2010/11 was the last year that the scheme ran in full and at the time, we all thought that the spring 2011 call would the last, so I suspect that the success rate might have been squeezed by a number of ‘now-or-never’ applications. We won’t know until next month how many awards were made in the Autumn 2011 call, nor what the success rate is, so we won’t know until then whether the Leverhulme cash will restore the scheme to its former glory. I suspect that it won’t, and that the combined total of the BA’s own funds and the Leverhulme contribution will add up to less than was available for the scheme before the comprehensive spending review struck.
Nevertheless, there will be about 67 more small social science and humanities projects funded than otherwise would have been the case.
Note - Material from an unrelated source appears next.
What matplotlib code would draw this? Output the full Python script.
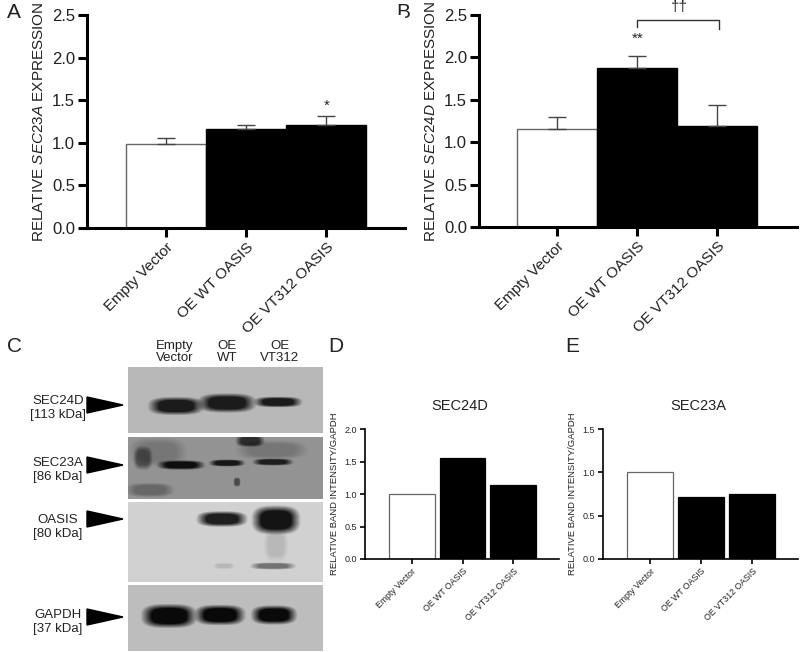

So let’s raise a non-alcoholic beverage to the Leverhulme Trust, and in memory of founder William Hesketh Lever and his family’s values of “‘liberalism, nonconformity, and abstinence”.
23rd Jan update: In response to a question on Twitter from @Funding4Res (aka Marie-Claire from the University of Huddersfield’s Research and Enterprise team), the British Academy have been said that “they’ll be rounds for Small Research Grants in the spring and autumn. Dates will be announced soon.”